В своем особняке на Тверской Закревский давал роскошные балы, частым гостем которых в годы своей бурной молодости был Лев Николаевич Толстой, бывший в родстве с женой генерал-губернатора, приходившейся будущему писателю двоюродной теткой.
А вот маскарады Закревский не любил. Действительно, зачем нашему человеку скрывать свое лицо под маской? А потому в 1851 году он написал по этому поводу письмо в столицу о «неблагопристойностях», допускавшихся, по его мнению, Московской конторой императорских театров в даваемых ею театральных маскарадах. Закревский обвинил дирекцию в том, что она не предпринимала мер «к усмирению буйных и к удержанию тех, которые противятся требованиям правил порядка и благопристойности».
Письмо Закревского наделало много шума и даже привело к расследованию, результатом которого стали выговор управлявшему Московской конторой императорских театров и утверждение новых правил организации маскарадов, в соответствии с которыми указано было в театрах «в нижние буфеты и отдельные комнаты при них женщинам вход воспретить совершенно». Полиции дано было право следить «за туалетом посетителей театральных маскарадов»[229]
.В 1852–1853 годах под редакцией Закревского был издан «Атлас столичного города Москвы», остающийся по сей день одним из самых подробных планов города — в масштабе 1:3360. На нем были изображены не только дома, церкви и другое, но даже полицейские будки.
Когда в 1858 году исполнилось десять лет со дня пребывания Закревского на посту генерал-губернатора, его чиновники собрали по подписке капитал, на проценты с которого содержался инвалид в Измайловской военной богадельне — он так и назывался — «пансионер графа Закревского», градоначальник мог сам решить, кто именно должен был содержаться на эти деньги. Но не прошло и года, как Арсений Андреевич был отправлен в отставку. Случилось это 16 апреля 1859 года. К этому времени претензий к Закревскому накопилось немало. Нужен был лишь повод.
Интересно, что основанием для отстранения Закревского (как и назначения его на этот пост) стало опять же замужество его дочери, которую он не просто любил больше всех на этой грешной земле, а даже обожал. Бывало, лишь для нее одной устраивал он домашние спектакли и концерты в генерал-губернаторском особняке на Тверской. Стремился удовлетворять все ее желания и растущие с каждым годом потребности. Так вышло и на этот раз.

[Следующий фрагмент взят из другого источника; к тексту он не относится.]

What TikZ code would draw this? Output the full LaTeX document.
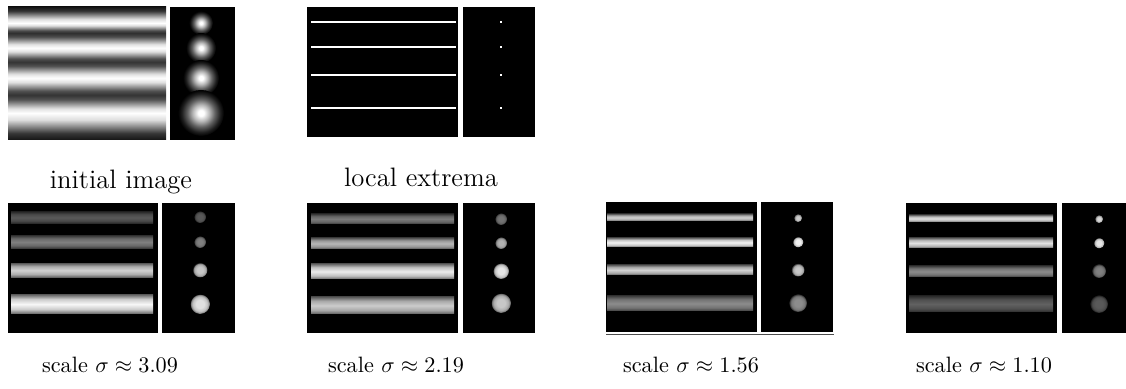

Лидия Арсеньевна Нессельроде решила выйти замуж вторично, и это при живом-то муже! Куда смотрел муж, спросите вы. С мужем они жили в разъезде. Дочь Аграфены Закревской унаследовала не только ее гены, но и образ поведения. «У графини Закревской без ведома графа делаются вечера: мать и дочь, сиречь графиня Нессельроде, приглашают к себе несколько дам и столько же кавалеров, запирают комнату, тушат свечи, и в потемках которая из этих барынь достанется которому из молодых баринов, с тою он имеет дело. Так, на одном вечере молодая графиня Нессельроде досталась молодому Му-ханову. Он, хотя и в потемках, узнал ее и желал на другой день сделать с нею то же, но она дала ему пощечину…» — писал Дубельт.
Новым избранником Лидии оказался бывший чиновник канцелярии Закревского князь Дмитрий Друцкий-Соколинский. Отец не смел прекословить дочери и сам организовал незаконное венчание, вручив сомневающемуся священнику полторы тысячи рублей и пообещав, в случае чего, отправить его в Сибирь. После венчания молодых Закревский выдал им паспорт для отъезда за границу. Император узнал об этом последним. Участь Закревского была решена. Этот случай говорит о том, что для Арсения Андреевича закон был, что дышло.
Эта история получила большой резонанс в Москве. Какой-то доброхот написал даже лубочную книжку «Граф Закревский и его дочь». Но где теперь эта книга? Фольклорист Евгений Баранов, в конце XIX — начале XX века собиравший рассказы московских старожилов, передает ее содержание, изложенное очень своеобразным народным языком. Это интереснейший документ эпохи:
«Все через родную дочку произошло, через этот ее развод. Вертела она отцом, как хотела. И захотелось ей замуж… Отец и благословил, а если бы не благословил, она бы глаза ему выцарапала: язва была порядочная. И как вышла замуж, муж оказался нехорош… А нехорош вот отчего: он хотел, чтобы было как нельзя лучше, а она хотела — чтобы было как нельзя хуже. Она думала, что на то и замуж вышла, чтобы по машкерадам шататься: с утра зальется и нет ее до поздней ночи, а за хозяйством кто хочет, смотри, хоть татарина шурум-бурум зови. Видит муж — непорядок. Раз сказал, два сказал… P-раз! По-военному: за косы и сею-вею… Ну, завизжала, заорала, стала ругаться: «Ах, ты, говорит, обормотина проклятый! Давай развод!»